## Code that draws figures
•••••
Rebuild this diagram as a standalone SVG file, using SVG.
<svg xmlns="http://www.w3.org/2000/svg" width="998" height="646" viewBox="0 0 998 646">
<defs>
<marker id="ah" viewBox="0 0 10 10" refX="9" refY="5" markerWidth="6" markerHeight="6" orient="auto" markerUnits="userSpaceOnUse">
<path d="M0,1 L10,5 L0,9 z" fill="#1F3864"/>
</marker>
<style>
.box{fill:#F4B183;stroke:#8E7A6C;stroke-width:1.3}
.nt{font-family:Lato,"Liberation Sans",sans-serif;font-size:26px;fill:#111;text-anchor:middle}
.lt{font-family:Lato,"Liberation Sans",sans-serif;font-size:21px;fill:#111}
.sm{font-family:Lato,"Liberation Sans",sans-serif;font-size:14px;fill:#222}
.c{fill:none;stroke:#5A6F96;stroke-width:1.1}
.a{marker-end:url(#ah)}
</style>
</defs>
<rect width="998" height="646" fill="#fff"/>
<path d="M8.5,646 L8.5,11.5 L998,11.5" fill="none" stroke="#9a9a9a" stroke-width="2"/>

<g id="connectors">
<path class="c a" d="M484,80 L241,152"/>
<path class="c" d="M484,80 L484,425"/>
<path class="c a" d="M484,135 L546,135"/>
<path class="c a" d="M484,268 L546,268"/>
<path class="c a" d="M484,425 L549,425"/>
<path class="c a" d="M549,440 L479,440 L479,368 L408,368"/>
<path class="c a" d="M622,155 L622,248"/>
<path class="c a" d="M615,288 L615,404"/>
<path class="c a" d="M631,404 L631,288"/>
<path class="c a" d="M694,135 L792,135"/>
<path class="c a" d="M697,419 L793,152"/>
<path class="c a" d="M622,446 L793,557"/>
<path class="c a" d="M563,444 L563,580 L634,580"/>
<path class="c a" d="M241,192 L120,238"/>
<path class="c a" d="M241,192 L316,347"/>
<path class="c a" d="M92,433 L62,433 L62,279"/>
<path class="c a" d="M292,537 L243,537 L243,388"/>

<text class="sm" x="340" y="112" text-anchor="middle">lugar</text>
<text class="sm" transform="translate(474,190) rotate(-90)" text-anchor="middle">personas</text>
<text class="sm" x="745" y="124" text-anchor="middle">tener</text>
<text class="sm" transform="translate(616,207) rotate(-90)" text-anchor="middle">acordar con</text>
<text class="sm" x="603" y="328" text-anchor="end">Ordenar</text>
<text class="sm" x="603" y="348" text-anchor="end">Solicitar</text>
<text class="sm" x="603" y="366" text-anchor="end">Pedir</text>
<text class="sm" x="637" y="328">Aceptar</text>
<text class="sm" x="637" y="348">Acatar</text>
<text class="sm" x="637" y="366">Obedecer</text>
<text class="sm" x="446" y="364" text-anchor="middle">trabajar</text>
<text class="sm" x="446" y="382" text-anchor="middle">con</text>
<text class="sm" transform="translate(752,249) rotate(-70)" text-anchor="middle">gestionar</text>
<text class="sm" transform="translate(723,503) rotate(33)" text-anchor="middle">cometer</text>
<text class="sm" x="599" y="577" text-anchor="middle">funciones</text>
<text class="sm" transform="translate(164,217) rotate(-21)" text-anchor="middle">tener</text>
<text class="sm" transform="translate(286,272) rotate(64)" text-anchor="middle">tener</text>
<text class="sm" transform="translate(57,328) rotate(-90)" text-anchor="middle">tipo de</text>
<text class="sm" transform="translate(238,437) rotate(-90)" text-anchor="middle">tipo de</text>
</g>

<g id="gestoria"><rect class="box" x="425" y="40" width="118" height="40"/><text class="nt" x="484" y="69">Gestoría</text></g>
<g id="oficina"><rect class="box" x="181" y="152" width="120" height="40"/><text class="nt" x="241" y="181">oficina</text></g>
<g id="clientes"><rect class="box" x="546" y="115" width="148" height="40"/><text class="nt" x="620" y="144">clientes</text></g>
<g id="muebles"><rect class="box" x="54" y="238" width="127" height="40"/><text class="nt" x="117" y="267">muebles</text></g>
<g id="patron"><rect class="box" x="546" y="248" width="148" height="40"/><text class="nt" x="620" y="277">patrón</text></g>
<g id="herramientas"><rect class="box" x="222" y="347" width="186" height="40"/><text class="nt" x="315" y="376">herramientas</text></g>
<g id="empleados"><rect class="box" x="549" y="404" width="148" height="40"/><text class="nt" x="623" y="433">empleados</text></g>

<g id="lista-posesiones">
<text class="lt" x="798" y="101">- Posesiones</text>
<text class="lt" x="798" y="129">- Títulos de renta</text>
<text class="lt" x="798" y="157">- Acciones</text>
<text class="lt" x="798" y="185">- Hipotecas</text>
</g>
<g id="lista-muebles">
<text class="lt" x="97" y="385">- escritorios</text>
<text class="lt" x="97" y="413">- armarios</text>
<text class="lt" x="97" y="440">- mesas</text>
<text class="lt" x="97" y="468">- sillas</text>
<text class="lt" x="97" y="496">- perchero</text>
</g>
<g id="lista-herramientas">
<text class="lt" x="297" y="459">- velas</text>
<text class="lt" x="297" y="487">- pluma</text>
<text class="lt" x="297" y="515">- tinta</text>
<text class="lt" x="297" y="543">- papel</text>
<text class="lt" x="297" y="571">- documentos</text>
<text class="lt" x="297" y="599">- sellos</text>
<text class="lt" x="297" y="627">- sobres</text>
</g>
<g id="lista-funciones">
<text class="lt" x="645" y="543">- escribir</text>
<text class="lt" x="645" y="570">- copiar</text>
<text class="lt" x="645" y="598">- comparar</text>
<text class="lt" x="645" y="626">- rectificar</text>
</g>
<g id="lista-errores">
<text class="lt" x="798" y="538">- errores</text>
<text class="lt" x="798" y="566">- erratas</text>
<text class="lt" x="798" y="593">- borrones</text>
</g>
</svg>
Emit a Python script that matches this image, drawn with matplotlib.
•••••
## What you should do
Exactly reproduce every line of the records.

## Expected answer
Rebuild this diagram as a standalone SVG file, using SVG.
<svg xmlns="http://www.w3.org/2000/svg" width="998" height="646" viewBox="0 0 998 646">
<defs>
<marker id="ah" viewBox="0 0 10 10" refX="9" refY="5" markerWidth="6" markerHeight="6" orient="auto" markerUnits="userSpaceOnUse">
<path d="M0,1 L10,5 L0,9 z" fill="#1F3864"/>
</marker>
<style>
.box{fill:#F4B183;stroke:#8E7A6C;stroke-width:1.3}
.nt{font-family:Lato,"Liberation Sans",sans-serif;font-size:26px;fill:#111;text-anchor:middle}
.lt{font-family:Lato,"Liberation Sans",sans-serif;font-size:21px;fill:#111}
.sm{font-family:Lato,"Liberation Sans",sans-serif;font-size:14px;fill:#222}
.c{fill:none;stroke:#5A6F96;stroke-width:1.1}
.a{marker-end:url(#ah)}
</style>
</defs>
<rect width="998" height="646" fill="#fff"/>
<path d="M8.5,646 L8.5,11.5 L998,11.5" fill="none" stroke="#9a9a9a" stroke-width="2"/>

<g id="connectors">
<path class="c a" d="M484,80 L241,152"/>
<path class="c" d="M484,80 L484,425"/>
<path class="c a" d="M484,135 L546,135"/>
<path class="c a" d="M484,268 L546,268"/>
<path class="c a" d="M484,425 L549,425"/>
<path class="c a" d="M549,440 L479,440 L479,368 L408,368"/>
<path class="c a" d="M622,155 L622,248"/>
<path class="c a" d="M615,288 L615,404"/>
<path class="c a" d="M631,404 L631,288"/>
<path class="c a" d="M694,135 L792,135"/>
<path class="c a" d="M697,419 L793,152"/>
<path class="c a" d="M622,446 L793,557"/>
<path class="c a" d="M563,444 L563,580 L634,580"/>
<path class="c a" d="M241,192 L120,238"/>
<path class="c a" d="M241,192 L316,347"/>
<path class="c a" d="M92,433 L62,433 L62,279"/>
<path class="c a" d="M292,537 L243,537 L243,388"/>

<text class="sm" x="340" y="112" text-anchor="middle">lugar</text>
<text class="sm" transform="translate(474,190) rotate(-90)" text-anchor="middle">personas</text>
<text class="sm" x="745" y="124" text-anchor="middle">tener</text>
<text class="sm" transform="translate(616,207) rotate(-90)" text-anchor="middle">acordar con</text>
<text class="sm" x="603" y="328" text-anchor="end">Ordenar</text>
<text class="sm" x="603" y="348" text-anchor="end">Solicitar</text>
<text class="sm" x="603" y="366" text-anchor="end">Pedir</text>
<text class="sm" x="637" y="328">Aceptar</text>
<text class="sm" x="637" y="348">Acatar</text>
<text class="sm" x="637" y="366">Obedecer</text>
<text class="sm" x="446" y="364" text-anchor="middle">trabajar</text>
<text class="sm" x="446" y="382" text-anchor="middle">con</text>
<text class="sm" transform="translate(752,249) rotate(-70)" text-anchor="middle">gestionar</text>
<text class="sm" transform="translate(723,503) rotate(33)" text-anchor="middle">cometer</text>
<text class="sm" x="599" y="577" text-anchor="middle">funciones</text>
<text class="sm" transform="translate(164,217) rotate(-21)" text-anchor="middle">tener</text>
<text class="sm" transform="translate(286,272) rotate(64)" text-anchor="middle">tener</text>
<text class="sm" transform="translate(57,328) rotate(-90)" text-anchor="middle">tipo de</text>
<text class="sm" transform="translate(238,437) rotate(-90)" text-anchor="middle">tipo de</text>
</g>

<g id="gestoria"><rect class="box" x="425" y="40" width="118" height="40"/><text class="nt" x="484" y="69">Gestoría</text></g>
<g id="oficina"><rect class="box" x="181" y="152" width="120" height="40"/><text class="nt" x="241" y="181">oficina</text></g>
<g id="clientes"><rect class="box" x="546" y="115" width="148" height="40"/><text class="nt" x="620" y="144">clientes</text></g>
<g id="muebles"><rect class="box" x="54" y="238" width="127" height="40"/><text class="nt" x="117" y="267">muebles</text></g>
<g id="patron"><rect class="box" x="546" y="248" width="148" height="40"/><text class="nt" x="620" y="277">patrón</text></g>
<g id="herramientas"><rect class="box" x="222" y="347" width="186" height="40"/><text class="nt" x="315" y="376">herramientas</text></g>
<g id="empleados"><rect class="box" x="549" y="404" width="148" height="40"/><text class="nt" x="623" y="433">empleados</text></g>

<g id="lista-posesiones">
<text class="lt" x="798" y="101">- Posesiones</text>
<text class="lt" x="798" y="129">- Títulos de renta</text>
<text class="lt" x="798" y="157">- Acciones</text>
<text class="lt" x="798" y="185">- Hipotecas</text>
</g>
<g id="lista-muebles">
<text class="lt" x="97" y="385">- escritorios</text>
<text class="lt" x="97" y="413">- armarios</text>
<text class="lt" x="97" y="440">- mesas</text>
<text class="lt" x="97" y="468">- sillas</text>
<text class="lt" x="97" y="496">- perchero</text>
</g>
<g id="lista-herramientas">
<text class="lt" x="297" y="459">- velas</text>
<text class="lt" x="297" y="487">- pluma</text>
<text class="lt" x="297" y="515">- tinta</text>
<text class="lt" x="297" y="543">- papel</text>
<text class="lt" x="297" y="571">- documentos</text>
<text class="lt" x="297" y="599">- sellos</text>
<text class="lt" x="297" y="627">- sobres</text>
</g>
<g id="lista-funciones">
<text class="lt" x="645" y="543">- escribir</text>
<text class="lt" x="645" y="570">- copiar</text>
<text class="lt" x="645" y="598">- comparar</text>
<text class="lt" x="645" y="626">- rectificar</text>
</g>
<g id="lista-errores">
<text class="lt" x="798" y="538">- errores</text>
<text class="lt" x="798" y="566">- erratas</text>
<text class="lt" x="798" y="593">- borrones</text>
</g>
</svg>
Emit a Python script that matches this image, drawn with matplotlib.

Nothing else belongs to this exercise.